Cumhurbaşkanı Erdoğan, MİT’in sivilleştikçe asli görevlerini daha etkin bir şekilde icra etmeye başladığını, teşkilatın personel kapasitesini Türkiye Yüzyılı vizyonunu yansıtır şekilde daha da güçlendireceklerini de not düştü.
Dahası Cumhurbaşkanı Erdoğan’ın terör ve yabancı casusluk faaliyetlerinin yanı sıra düzensiz göç, radikalleşme, organize suçlar, yabancı karşıtlığı ve İslam düşmanlığını yeni tehdit alanları olarak tanımlaması da son derece önem arz etmekte. Nitekim Türkiye’nin bu hususlarda şimdiden önleyici/ön alıcı adımlar atması, mücadele politikalarını belirginleştirmesi gerekmekte.
Cumhurbaşkanı Erdoğan’ın konuşmasında dikkat çeken bir diğer madde de kamu kurumlarında bilgi güvenliğinin tahkim edilmesi hususunda MİT Başkanlığının çalışma yürüteceğini ifade etmesiydi. Bilindiği üzere yabancı menşeli uygulamaların barındırdığı
riskler nedeniyle, kritik görevlerdeki kamu personeline yönelik çeşitli kısıtlamaların hayata geçirileceği güvenlik kaynaklarınca paylaşılmıştı.
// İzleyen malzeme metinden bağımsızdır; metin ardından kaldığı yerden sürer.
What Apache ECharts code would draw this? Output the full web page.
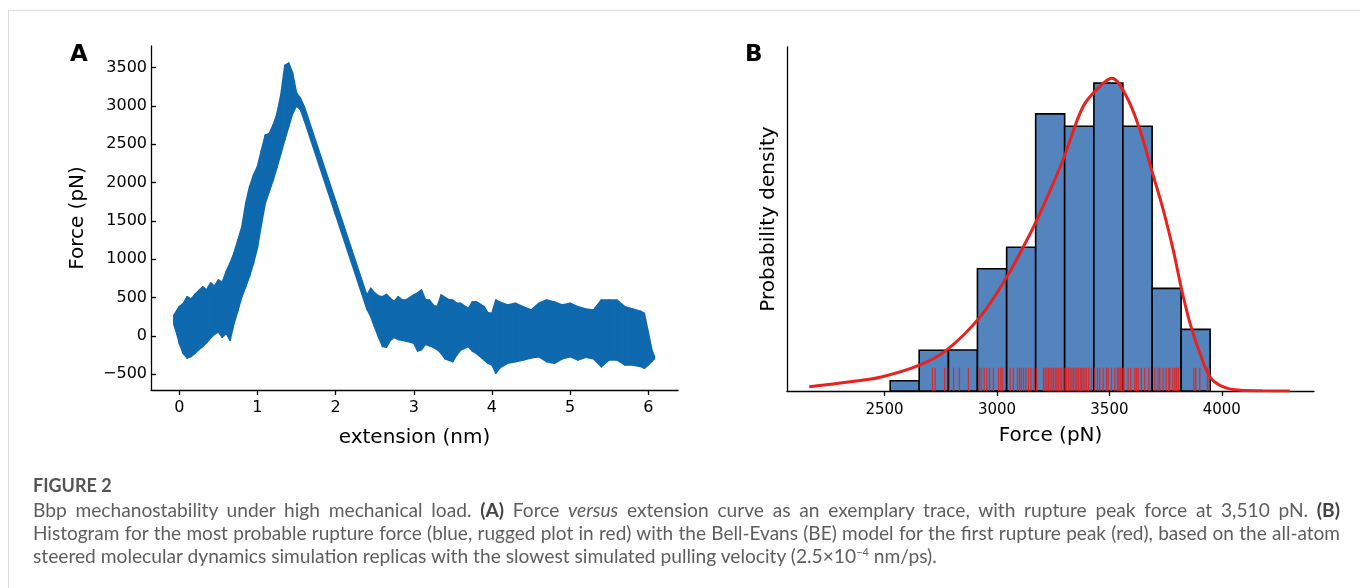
<!DOCTYPE html>
<html>
<head>
<meta charset="utf-8">
<script src="https://cdn.jsdelivr.net/npm/echarts@6/dist/echarts.min.js"></script>
<style>
  html, body { margin: 0; padding: 0; background: #fff; }
  #wrap { position: relative; width: 1360px; height: 588px; overflow: hidden; }
  #chart { position: absolute; left: 0; top: 0; width: 1360px; height: 588px; }
  #frame { position: absolute; left: 8px; top: 10px; width: 1400px; height: 700px;
           border-left: 1px solid #dcdcdc; border-top: 1px solid #dcdcdc; }
  .cap { position: absolute; left: 33px; font-family: Lato, "Open Sans", sans-serif;
         color: #5e5e5e; white-space: nowrap; font-size: 19.2px; line-height: 23px; }
  .cap.just { width: 1307px; white-space: normal; text-align: justify; text-align-last: justify; }
  .cap b { color: #444; }
  #figno { top: 474px; font-size: 18px; font-weight: bold; color: #555; }
</style>
</head>
<body>
<div id="wrap">
  <div id="frame"></div>
  <div id="chart"></div>
  <div class="cap" id="figno">FIGURE 2</div>
  <div class="cap just" style="top:498px">Bbp mechanostability under high mechanical load. <b>(A)</b> Force <i>versus</i> extension curve as an exemplary trace, with rupture peak force at 3,510 pN. <b>(B)</b></div>
  <div class="cap just" style="top:521px;font-size:19px">Histogram for the most probable rupture force (blue, rugged plot in red) with the Bell-Evans (BE) model for the first rupture peak (red), based on the all&#8209;atom</div>
  <div class="cap" style="top:544px">steered molecular dynamics simulation replicas with the slowest simulated pulling velocity (2.5×10<sup style="font-size:11px;line-height:0">−4</sup> nm/ps).</div>
</div>
<script>
// panel A: force trace, read as upper / lower envelope of the noisy band
var extension = [-0.07, -0.03, 0.0, 0.05, 0.1, 0.15, 0.2, 0.25, 0.3, 0.35, 0.4, 0.45, 0.5, 0.55, 0.6, 0.65, 0.7, 0.75, 0.8, 0.85,
  0.9, 0.95, 1.0, 1.05, 1.1, 1.15, 1.2, 1.25, 1.3, 1.35, 1.4, 1.45, 1.5, 1.55, 1.6, 2.0, 2.4, 2.45, 2.5, 2.55,
  2.6, 2.65, 2.7, 2.75, 2.8, 2.85, 2.9, 3.0, 3.05, 3.1, 3.15, 3.2, 3.25, 3.3, 3.35, 3.4, 3.45, 3.5, 3.55, 3.6,
  3.7, 3.75, 3.8, 3.9, 3.95, 4.0, 4.05, 4.1, 4.2, 4.3, 4.4, 4.5, 4.6, 4.7, 4.8, 4.9, 5.0, 5.1, 5.2, 5.3,
  5.4, 5.5, 5.6, 5.7, 5.8, 5.9, 5.95, 6.0, 6.05, 6.08];
var forceUpper = [270, 330, 380, 420, 510, 480, 540, 590, 640, 600, 690, 650, 730, 700, 840, 950, 1080, 1250, 1420, 1730,
  1950, 2100, 2210, 2420, 2620, 2640, 2750, 2900, 3150, 3530, 3560, 3430, 3170, 3100, 2990, 1760, 530, 620, 560, 520,
  511, 540, 490, 450, 511, 470, 468, 533, 560, 598, 470, 468, 400, 380, 533, 500, 470, 467, 424, 424,
  358, 445, 445, 380, 300, 293, 467, 440, 402, 424, 380, 337, 424, 467, 440, 402, 424, 380, 350, 337,
  467, 467, 467, 380, 350, 320, 293, 50, -200, -270];
var forceLower = [150, 20, -100, -230, -290, -270, -230, -180, -140, -90, -30, 20, 50, -20, 30, -60, 160, 330, 510, 640,
  780, 950, 1150, 1450, 1730, 1880, 2030, 2200, 2380, 2560, 2730, 2900, 3000, 2950, 2810, 1580, 350, 250, 110, -20,
  -140, -150, -60, -20, -50, -60, -70, -98, -200, -180, -110, -130, -150, -180, -229, -300, -320, -338, -250, -186,
  -142, -200, -229, -316, -360, -381, -490, -420, -360, -338, -316, -290, -273, -338, -360, -300, -273, -316, -280, -300,
  -403, -316, -316, -381, -381, -400, -425, -380, -330, -300];
var extTicks = [0, 1, 2, 3, 4, 5, 6];
var forceTicksA = [-500, 0, 500, 1000, 1500, 2000, 2500, 3000, 3500];

// panel B: histogram of rupture forces (pN), counts per bin
var binEdges = [2525, 2654, 2784, 2913, 3043, 3172, 3301, 3431, 3560, 3690, 3819, 3948];
var binCounts = [1, 4, 4, 12, 14, 27, 26, 30, 26, 10, 6];
// Bell-Evans fit, probability density in 1e-4 / pN
var beForce = [2165, 2348, 2481, 2658, 2777, 2925, 3044, 3133, 3192, 3294, 3383, 3458, 3511, 3577, 3636, 3688, 3740, 3784,
  3822, 3859, 3903, 3948, 4007, 4081, 4180, 4303];
var beDensity = [0.20, 0.44, 0.65, 1.23, 1.94, 3.50, 5.39, 7.13, 8.41, 10.92, 13.43, 14.39, 14.77, 13.88, 12.32, 10.42, 8.53, 6.65,
  4.76, 3.18, 1.77, 0.66, 0.19, 0.03, 0.01, 0.00];
// rug of individual rupture forces (pN)
var rugForce = [2713, 2725, 2767, 2788, 2807, 2833, 2873, 2921, 2930, 2943, 2955, 2967, 2984, 3007, 3017, 3026, 3059, 3073,
  3091, 3100, 3108, 3118, 3128, 3140, 3151, 3165, 3177, 3207, 3214, 3222, 3229, 3236, 3244, 3251, 3259, 3266, 3273, 3281,
  3288, 3296, 3303, 3310, 3318, 3325, 3333, 3340, 3348, 3355, 3362, 3370, 3376, 3383, 3391, 3398, 3408, 3420, 3435, 3447,
  3457, 3472, 3487, 3494, 3509, 3524, 3536, 3542, 3548, 3553, 3560, 3565, 3583, 3595, 3613, 3620, 3628, 3642, 3657, 3675,
  3702, 3716, 3724, 3739, 3753, 3764, 3768, 3782, 3791, 3798, 3807, 3876, 3884, 3902, 3936, 3944];
var forceTicksB = [2500, 3000, 3500, 4000];

var FONT = 'DejaVu Sans';
var traceColor = '#0f69ae';
var histColor = '#5484be';
var red = '#e8221e';

var total = binCounts.reduce(function (a, b) { return a + b; }, 0);
var histData = binCounts.map(function (c, i) {
  var w = binEdges[i + 1] - binEdges[i];
  return [binEdges[i], binEdges[i + 1], c / (total * w) * 1e4];
});
var rugTop = 1.1;

var chart = echarts.init(document.getElementById('chart'));

var axisLineStyle = { color: '#000', width: 1.3 };
var plain = function (v) { return v < 0 ? '\u2212' + Math.abs(v) : String(v); };

var option = {
  animation: false,
  grid: [
    { left: 151, top: 46, width: 527, height: 344 },
    { left: 787, top: 47, width: 527, height: 344 }
  ],
  graphic: [
    { type: 'text', left: 70, top: 44, style: { text: 'A', font: 'bold 23px "DejaVu Sans"', fill: '#000' } },
    { type: 'text', left: 745, top: 44, style: { text: 'B', font: 'bold 23px "DejaVu Sans"', fill: '#000' } }
  ],
  xAxis: [
    {
      gridIndex: 0, type: 'value', min: -0.362, max: 6.381,
      name: 'extension (nm)', nameLocation: 'middle', nameGap: 38,
      nameTextStyle: { fontSize: 20, color: '#000', fontFamily: FONT },
      axisLine: { show: true, onZero: false, lineStyle: axisLineStyle },
      axisTick: { show: true, customValues: extTicks, length: 5, lineStyle: axisLineStyle },
      axisLabel: { customValues: extTicks, fontSize: 16, color: '#000', fontFamily: FONT, margin: 10, formatter: plain },
      splitLine: { show: false }
    },
    {
      gridIndex: 1, type: 'value', min: 2066, max: 4410,
      name: 'Force (pN)', nameLocation: 'middle', nameGap: 35,
      nameTextStyle: { fontSize: 20, color: '#000', fontFamily: FONT },
      axisLine: { show: true, onZero: false, lineStyle: axisLineStyle },
      axisTick: { show: true, customValues: forceTicksB, length: 5, lineStyle: axisLineStyle },
      axisLabel: { customValues: forceTicksB, fontSize: 15, color: '#000', fontFamily: FONT, margin: 12, formatter: plain },
      splitLine: { show: false }
    }
  ],
  yAxis: [
    {
      gridIndex: 0, type: 'value', min: -708, max: 3783,
      name: 'Force (pN)', nameLocation: 'middle', nameGap: 63,
      nameTextStyle: { fontSize: 20, color: '#000', fontFamily: FONT },
      axisLine: { show: true, onZero: false, lineStyle: axisLineStyle },
      axisTick: { show: true, inside: true, customValues: forceTicksA, length: 5, lineStyle: axisLineStyle },
      axisLabel: { customValues: forceTicksA, fontSize: 16, color: '#000', fontFamily: FONT, margin: 4, formatter: plain },
      splitLine: { show: false }
    },
    {
      gridIndex: 1, type: 'value', min: 0, max: 16.24,
      name: 'Probability density', nameLocation: 'middle', nameGap: 8,
      nameTextStyle: { fontSize: 20, color: '#000', fontFamily: FONT },
      axisLine: { show: true, onZero: false, lineStyle: axisLineStyle },
      axisTick: { show: false },
      axisLabel: { show: false },
      splitLine: { show: false }
    }
  ],
  series: [
    {
      // noisy force trace as a filled band
      type: 'custom', xAxisIndex: 0, yAxisIndex: 0, clip: true,
      data: extension.map(function (e, i) { return [e, forceUpper[i], forceLower[i]]; }),
      encode: { x: 0, y: [1, 2] },
      renderItem: function (params, api) {
        var i = params.dataIndex;
        if (i >= extension.length - 1) return null;
        var pts = [
          api.coord([extension[i], forceUpper[i]]),
          api.coord([extension[i + 1], forceUpper[i + 1]]),
          api.coord([extension[i + 1], forceLower[i + 1]]),
          api.coord([extension[i], forceLower[i]])
        ];
        return { type: 'polygon', shape: { points: pts },
          style: { fill: traceColor, stroke: traceColor, lineWidth: 1.5, lineJoin: 'round' } };
      }
    },
    {
      type: 'custom', xAxisIndex: 1, yAxisIndex: 1, clip: true,
      data: histData,
      encode: { x: [0, 1], y: 2 },
      renderItem: function (params, api) {
        var p0 = api.coord([api.value(0), api.value(2)]);
        var p1 = api.coord([api.value(1), 0]);
        return { type: 'rect', shape: { x: p0[0], y: p0[1], width: p1[0] - p0[0], height: p1[1] - p0[1] },
          style: { fill: histColor, stroke: '#000', lineWidth: 1.6 } };
      }
    },
    {
      type: 'custom', xAxisIndex: 1, yAxisIndex: 1, clip: true,
      data: rugForce.map(function (f) { return [f]; }),
      encode: { x: 0 },
      renderItem: function (params, api) {
        var a = api.coord([api.value(0), 0]);
        var b = api.coord([api.value(0), rugTop]);
        return { type: 'line', shape: { x1: a[0], y1: a[1], x2: b[0], y2: b[1] },
          style: { stroke: red, lineWidth: 1.3, opacity: 0.9 } };
      }
    },
    {
      type: 'line', xAxisIndex: 1, yAxisIndex: 1,
      data: beForce.map(function (f, i) { return [f, beDensity[i]]; }),
      smooth: 0.35, showSymbol: false, z: 5,
      lineStyle: { color: red, width: 3 }
    }
  ]
};
chart.setOption(option);
</script>
</body>
</html>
Cumhurbaşkanı Erdoğan’ın terör örgütleri ve teröristle mücadelede
İHA/SİHA platformlarının artan rolüne yaptığı atıf ise son derece önemliydi. MİT, ileri teknolojileri operasyonel kapasitesine entegre etmeyi başaran en etkili kurumlardan biridir. Yeni dönemde de yeni ürün portföyünün envantere alınmasıyla kararlılıkla bu tür operasyonları ifa etmeye devam edecektir.